Marcel Winatschek

She Named It After Her Worst Year

There’s a particular kind of celebrity nostalgia that arrives when someone you’d written off turns up still operating—still making things, still showing up, still somehow not done. Lindsay Lohan at 28 triggers exactly that. She drove an enchanted Volkswagen in a movie about a sentient car. She did the body-swap comedy. She fought a mean girls clique so memorably that the phrase entered the language. And then somewhere around 2007, the tabloids swallowed her whole and spent the next several years not letting go.

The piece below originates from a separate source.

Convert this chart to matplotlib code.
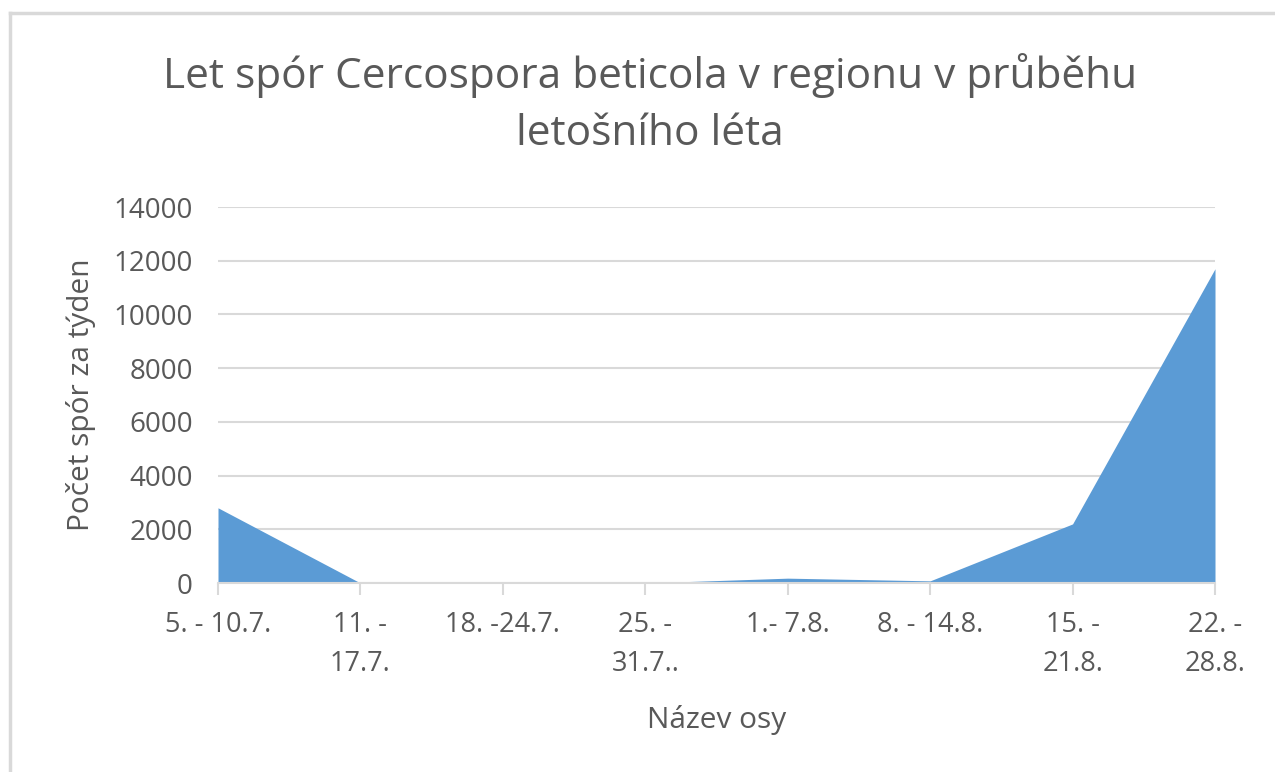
import matplotlib.pyplot as plt
from matplotlib.lines import Line2D

plt.rcParams['font.family'] = ['Open Sans', 'DejaVu Sans']

# data
weeks = ["5. - 10.7.", "11. -\n17.7.", "18. -24.7.", "25. -\n31.7..",
         "1.- 7.8.", "8. - 14.8.", "15. -\n21.8.", "22. -\n28.8."]
spores = [2800, 0, 0, 0, 180, 80, 2200, 11700]
yticks = [0, 2000, 4000, 6000, 8000, 10000, 12000, 14000]

text_col = "#595959"
fill_col = "#5B9BD5"
grid_col = "#D9D9D9"

fig = plt.figure(figsize=(12.75, 7.72), dpi=100)
ax = fig.add_axes([218 / 1275, 1 - 583 / 772, (1215 - 218) / 1275, (583 - 207) / 772])

x = list(range(len(weeks)))
ax.fill_between(x, spores, 0, color=fill_col, linewidth=0, zorder=2)

ax.set_xlim(0, len(weeks) - 1)
ax.set_ylim(0, 14000)
ax.set_yticks(yticks)
ax.set_yticklabels([str(v) for v in yticks])
ax.set_xticks(x)
ax.set_xticklabels(weeks, linespacing=1.55)

ax.grid(axis='y', color=grid_col, linewidth=1.5, zorder=0)
ax.set_axisbelow(True)
for s in ["top", "right", "left"]:
    ax.spines[s].set_visible(False)
ax.spines["bottom"].set_color(grid_col)
ax.spines["bottom"].set_linewidth(1.5)
ax.spines["bottom"].set_zorder(3)

ax.tick_params(axis='y', length=0, pad=18, labelsize=20, labelcolor=text_col)
ax.tick_params(axis='x', length=8.5, width=1.5, color=grid_col, pad=11.5,
               labelsize=19.5, labelcolor=text_col)

ax.set_ylabel("Počet spór za týden", fontsize=21.5, color=text_col, labelpad=13)
ax.set_xlabel("Název osy", fontsize=21.5, color=text_col, labelpad=19)

fig.text(650 / 1275, 1 - 104 / 772,
         "Let spór Cercospora beticola v regionu v průběhu\nletošního léta",
         ha='center', va='center', fontsize=30.5, color=text_col, linespacing=1.45)

# chart frame (only top and left edges visible)
fig.add_artist(Line2D([10 / 1275, 10 / 1275], [0, 1 - 13 / 772],
                      transform=fig.transFigure, color=grid_col, linewidth=2.5))
fig.add_artist(Line2D([10 / 1275, 1], [1 - 13 / 772, 1 - 13 / 772],
                      transform=fig.transFigure, color=grid_col, linewidth=2.5))

fig.savefig("out.png", dpi=100)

The collaboration with Civil Clothing, an LA streetwear label, is called "My Addiction"—a wink at the drug years, or at minimum a very deliberate choice of title for someone who didn’t have to go there. The collection runs mostly in neutral tones, the kind of basics that apparently photograph best against pale, freckled skin. Whether she named it herself or just let the brand do it, the effect is identical: impossible to look at without thinking about the version of her that made every front page for reasons that had nothing to do with movies.

I always thought the Lindsay Lohan story was sadder than it was funny, even when everyone was treating it as entertainment. Calling a clothing collection "My Addiction" is either the most self-aware move she could have made or the bleakest, and I genuinely can’t tell which. Maybe she can’t either. She’s still here, anyway—which, given everything, counts for something.